Mais qu’un jour le peuple, innombrable foule,
Mesure ces rois qu’il croyait si grands,
Honteux de sa peur, à son tour il foule
Sous son pied vainqueur ses pâles tyrans.

Toi qui fais sortir l’effet de la cause,
De la terre en pleurs bannis le hasard ;
Dans le monde l’homme est bien quelque chose,
Seigneur ! à ses maux accorde un regard !

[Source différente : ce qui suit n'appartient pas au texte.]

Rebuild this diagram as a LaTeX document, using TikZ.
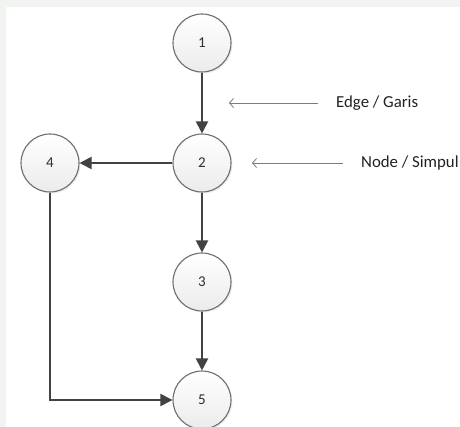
\documentclass[tikz,border=0pt]{standalone}
\usepackage{fontspec}
\setmainfont{Carlito}
\usetikzlibrary{arrows.meta,shadows}

\definecolor{nodefill}{HTML}{EBEBEB}
\definecolor{nodeline}{HTML}{6E6E6E}
\definecolor{numtext}{HTML}{2E2E2E}
\definecolor{flowline}{HTML}{424242}
\definecolor{labeltext}{HTML}{222222}
\definecolor{pointerline}{HTML}{7C7C7C}
\definecolor{paperedge}{HTML}{F2F4F1}

\begin{document}
\begin{tikzpicture}[x=1pt,y=-1pt,
  vertex/.style={circle, draw=nodeline, line width=1.1pt, minimum size=58pt,
    inner sep=0pt, top color=white, bottom color=nodefill,
    font=\fontsize{15}{15}\selectfont, text=numtext,
    drop shadow={opacity=0.12, shadow xshift=1.5pt, shadow yshift=-1.5pt}},
  flow/.style={draw=flowline, line width=2pt, -{Triangle[length=12pt,width=12pt]}},
  callout/.style={font=\fontsize{16.8}{16.8}\selectfont, text=labeltext,
    inner sep=0pt, anchor=west},
  pointer/.style={draw=pointerline, line width=0.8pt,
    -{Straight Barb[length=4pt,width=9pt]}}
]
% page and its faint edge bands
\useasboundingbox (0,0) rectangle (460,427);
\fill[white] (0,0) rectangle (460,427);
\fill[paperedge] (0,0) rectangle (460,7);
\fill[paperedge] (0,0) rectangle (6,427);

% vertices
\node[vertex] (n1) at (202,43)  {1};
\node[vertex] (n2) at (202,163) {2};
\node[vertex] (n4) at (50,163)  {4};
\node[vertex] (n3) at (202,282) {3};
\node[vertex] (n5) at (202,400) {5};

% edges
\draw[flow] (n1) -- (n2);
\draw[flow] (n2) -- (n4);
\draw[flow] (n2) -- (n3);
\draw[flow] (n3) -- (n5);
\draw[flow] (n4.south) |- (n5.west);

% callouts
\node[callout] (edgelabel) at (336,103) {Edge / Garis};
\node[callout] (nodelabel) at (361,163) {Node / Simpul};
\coordinate (edgetip) at (229,103);
\coordinate (nodetip) at (252,163);
\draw[pointer, shorten <=18pt] (edgelabel.west) -- (edgetip);
\draw[pointer, shorten <=18pt] (nodelabel.west) -- (nodetip);
\end{tikzpicture}
\end{document}
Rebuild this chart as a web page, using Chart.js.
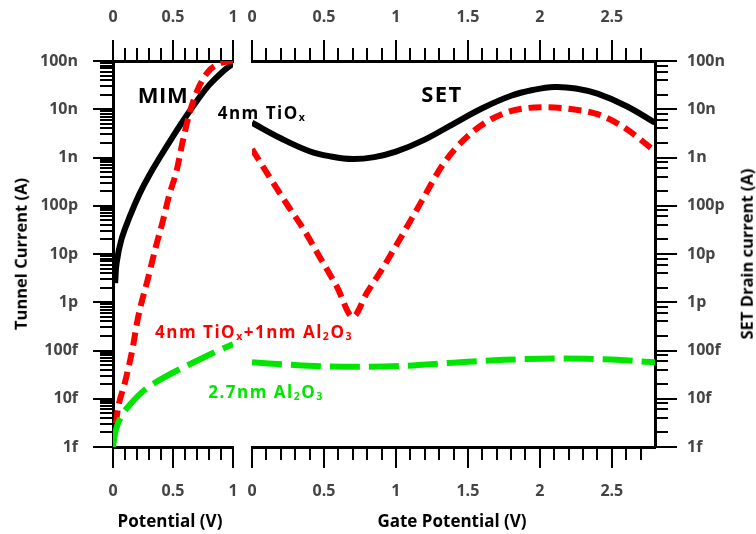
<!DOCTYPE html>
<html>
<head>
<meta charset="utf-8">
<script src="https://cdn.jsdelivr.net/npm/chart.js@4.4.0/dist/chart.umd.min.js"></script>
<style>
  body { margin: 0; background: #fff; }
  #wrap { position: relative; width: 756px; height: 534px; font-family: "Open Sans", sans-serif; font-weight: bold; }
  canvas { position: absolute; left: 0; top: 0; }
  .lbl { position: absolute; white-space: nowrap; line-height: 1; transform: translate(-50%, -50%); }
  .lbl sub { font-size: 62%; vertical-align: -0.2em; line-height: 0; }
  .vt { transform: translate(-50%, -50%) rotate(-90deg); }
</style>
</head>
<body>
<div id="wrap">
  <canvas id="mim" width="756" height="534"></canvas>
  <canvas id="set" width="756" height="534"></canvas>

  <div class="lbl" style="left:163px;top:94px;font-size:22px;letter-spacing:0.5px;color:#000">MIM</div>
  <div class="lbl" style="left:442px;top:93px;font-size:22px;letter-spacing:1.5px;color:#000">SET</div>
  <div class="lbl" style="left:262px;top:112px;font-size:17px;letter-spacing:1.5px;color:#000">4nm TiO<sub>x</sub></div>
  <div class="lbl" style="left:254px;top:331px;font-size:17px;letter-spacing:1.5px;color:#ff0000">4nm TiO<sub>x</sub>+1nm Al<sub>2</sub>O<sub>3</sub></div>
  <div class="lbl" style="left:266px;top:391px;font-size:17px;letter-spacing:1.5px;color:#00e600">2.7nm Al<sub>2</sub>O<sub>3</sub></div>

  <div class="lbl vt" style="left:21px;top:254px;font-size:16.5px;color:#000">Tunnel Current (A)</div>
  <div class="lbl vt" style="left:747px;top:254px;font-size:16.5px;color:#000">SET Drain current (A)</div>
  <div class="lbl" style="left:170px;top:520px;font-size:17px;color:#000">Potential (V)</div>
  <div class="lbl" style="left:452px;top:520px;font-size:17px;color:#000">Gate Potential (V)</div>
</div>

<script>
// current axis (both panels)
const decades = [1e-15, 1e-14, 1e-13, 1e-12, 1e-11, 1e-10, 1e-9, 1e-8, 1e-7];
const decadeLabels = ['1f', '10f', '100f', '1p', '10p', '100p', '1n', '10n', '100n'];

// MIM panel: tunnel current vs potential (V)
const mimTicks = [0, 0.5, 1];
const mimTiOxV = [0.018, 0.03, 0.07, 0.14, 0.22, 0.3, 0.4, 0.5, 0.6, 0.7, 0.8, 0.9, 1.0];
const mimTiOxI = [2.5e-12, 6.5e-12, 2e-11, 6e-11, 1.74e-10, 4.2e-10, 1.1e-9, 2.75e-9, 6.6e-9, 1.5e-8, 3.16e-8, 5.6e-8, 8.9e-8];
const mimStackV = [0, 0.015, 0.04, 0.1, 0.16, 0.21, 0.29, 0.36, 0.41, 0.47, 0.53, 0.58, 0.64, 0.71, 0.79, 0.87, 0.94, 1.0];
const mimStackI = [1.2e-15, 2e-15, 6e-15, 2.2e-14, 1e-13, 5e-13, 3e-12, 1.5e-11, 4.3e-11, 1.7e-10, 5.3e-10, 2.1e-9, 8.7e-9, 2.7e-8, 5.9e-8, 8.5e-8, 9.6e-8, 1e-7];
const mimAlV = [0, 0.015, 0.04, 0.08, 0.14, 0.26, 0.43, 0.66, 0.85, 1.0];
const mimAlI = [1e-15, 1.8e-15, 3e-15, 4.8e-15, 7.5e-15, 1.5e-14, 2.8e-14, 5.5e-14, 9.3e-14, 1.35e-13];

// SET panel: drain current vs gate potential (V)
const setTicks = [0, 0.5, 1, 1.5, 2, 2.5];
const setTiOxV = [0, 0.2, 0.4, 0.55, 0.7, 0.85, 1.0, 1.2, 1.4, 1.6, 1.8, 1.95, 2.1, 2.25, 2.4, 2.6, 2.8];
const setTiOxI = [5.25e-9, 2.5e-9, 1.35e-9, 1.05e-9, 9.3e-10, 1.02e-9, 1.32e-9, 2.35e-9, 5e-9, 1.05e-8, 1.9e-8, 2.5e-8, 2.9e-8, 2.7e-8, 2.1e-8, 1.17e-8, 5.25e-9];
const setStackV = [0, 0.12, 0.24, 0.36, 0.47, 0.59, 0.7, 0.8, 0.91, 1.03, 1.17, 1.33, 1.5, 1.7, 1.9, 2.05, 2.2, 2.4, 2.58, 2.8];
const setStackI = [1.5e-9, 4e-10, 1.1e-10, 3.2e-11, 8.7e-12, 2.1e-12, 5e-13, 1.6e-12, 5.2e-12, 2.1e-11, 1.12e-10, 7.4e-10, 2.8e-9, 7.1e-9, 1.05e-8, 1.1e-8, 1.02e-8, 7.9e-9, 4.3e-9, 1.35e-9];
const setAlV = [0, 0.35, 0.7, 1.05, 1.4, 1.75, 2.1, 2.45, 2.8];
const setAlI = [5.7e-14, 4.9e-14, 4.6e-14, 4.8e-14, 5.6e-14, 6.4e-14, 6.8e-14, 6.6e-14, 5.7e-14];

const tickFont = { family: '"Open Sans", sans-serif', size: 16, weight: 'bold' };

function pts(xs, ys) {
    return xs.map((x, i) => ({ x: x, y: ys[i] }));
}

// minor tick positions: every 0.1 V
function tenths(max) {
    let out = [];
    for (let i = 0; i <= Math.round(max * 10); i++) out.push(i / 10);
    return out;
}

// minor tick positions inside each decade
function minorDecades(mults) {
    let out = [];
    for (let d = 0; d < decades.length - 1; d++) {
        mults.forEach(m => out.push(m * decades[d]));
    }
    return out;
}

// minor axes get weight 0 and zero size so they sit on the same edge as the major ones
function xAxis(position, max, ticks, minor, size) {
    return {
        type: 'linear', position: position, min: 0, max: max,
        weight: minor ? 0 : 1,
        grid: { drawOnChartArea: false, drawTicks: true, tickLength: minor ? 13 : 21, lineWidth: 2, color: '#000' },
        border: { display: !minor, color: '#000', width: 3 },
        ticks: {
            display: !minor, padding: position === 'top' ? 13 : 14, color: '#444', font: tickFont,
            maxRotation: 0, autoSkip: false, callback: v => minor ? '' : String(v)
        },
        afterBuildTicks: s => { s.ticks = ticks.map(v => ({ value: v })); },
        afterFit: s => { s.height = minor ? 0 : size; }
    };
}

function yAxis(position, ticks, minor, tl, pad, size) {
    return {
        type: 'logarithmic', position: position, min: 1e-15, max: 1e-7,
        weight: minor ? 0 : 1,
        grid: { drawOnChartArea: false, drawTicks: true, tickLength: tl, lineWidth: 2, color: '#000' },
        border: { display: !minor, color: '#000', width: 3 },
        ticks: {
            display: !minor, padding: pad, color: '#444', font: tickFont,
            autoSkip: false, callback: (v, i) => minor ? '' : decadeLabels[i]
        },
        afterBuildTicks: s => { s.ticks = ticks.map(v => ({ value: v })); },
        afterFit: s => { s.width = minor ? 0 : size; }
    };
}

function blackLine(data) {
    return { data: data, borderColor: '#000', borderWidth: 6, pointRadius: 0, fill: false, tension: 0.4 };
}
function redLine(data) {
    return { data: data, borderColor: '#ff0000', borderWidth: 6, borderDash: [13, 7], pointRadius: 0, fill: false, cubicInterpolationMode: 'monotone' };
}
function greenLine(data) {
    return { data: data, borderColor: '#00e600', borderWidth: 6, borderDash: [30, 9], pointRadius: 0, fill: false, cubicInterpolationMode: 'monotone' };
}

const common = {
    responsive: false,
    animation: false,
    plugins: { legend: { display: false }, tooltip: { enabled: false } }
};

const mimChart = new Chart(document.getElementById('mim'), {
    type: 'line',
    data: {
        datasets: [
            greenLine(pts(mimAlV, mimAlI)),
            redLine(pts(mimStackV, mimStackI)),
            blackLine(pts(mimTiOxV, mimTiOxI))
        ]
    },
    options: Object.assign({}, common, {
        layout: { padding: { left: 0, right: 523, top: 0, bottom: 0 } },
        scales: {
            x: xAxis('bottom', 1, mimTicks, false, 87),
            xm: xAxis('bottom', 1, tenths(1), true),
            xt: xAxis('top', 1, mimTicks, false, 61),
            xtm: xAxis('top', 1, tenths(1), true),
            y: yAxis('left', decades, false, 20, 15, 113),
            ym: yAxis('left', minorDecades([2, 3, 4, 5, 6, 7, 8, 9]), true, 13, 0)
        }
    })
});

const setChart = new Chart(document.getElementById('set'), {
    type: 'line',
    data: {
        datasets: [
            greenLine(pts(setAlV, setAlI)),
            redLine(pts(setStackV, setStackI)),
            blackLine(pts(setTiOxV, setTiOxI))
        ]
    },
    options: Object.assign({}, common, {
        layout: { padding: { left: 252, right: 0, top: 0, bottom: 0 } },
        scales: {
            x: xAxis('bottom', 2.8, setTicks, false, 87),
            xm: xAxis('bottom', 2.8, tenths(2.7), true),
            xt: xAxis('top', 2.8, setTicks, false, 61),
            xtm: xAxis('top', 2.8, tenths(2.7), true),
            y: yAxis('right', decades, false, 22, 10, 101),
            ym: yAxis('right', minorDecades([2, 4, 6, 8]), true, 13, 0)
        }
    })
});
</script>
</body>
</html>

Le sort fait à l’homme une rude guerre ;
Détourne de nous ses coups furieux,
Et que ta sagesse impose à la terre
L’inflexible loi qui régit les cieux ! »

X

Quand ma douleur se fut soulagée tout d’un trait par ce fracas de lamentations, elle, le visage tranquille, et sans paraître le moins du monde émue de mes plaintes : « Il m’a suffi, dit-elle, de voir ta tristesse et tes larmes pour connaître que tu étais malheureux et exilé. Mais dans quelles lointaines régions est le lieu de ton exil, si ton discours ne me l’avait appris, je ne l’aurais pas deviné. Pourtant, tu n’as pas été banni de ta patrie ; tu t’es égaré hors de ses limites ; ou si tu veux en avoir été banni, tu ne l’as été que par toi-même. Il n’est puissance au monde, en effet, qui eût pu t’infliger un pareil traitement. Rappelle-toi quelle patrie a été ton berceau36. Elle n’est pas, comme l’ancienne république d’Athènes, soumise au gouvernement de la multitude.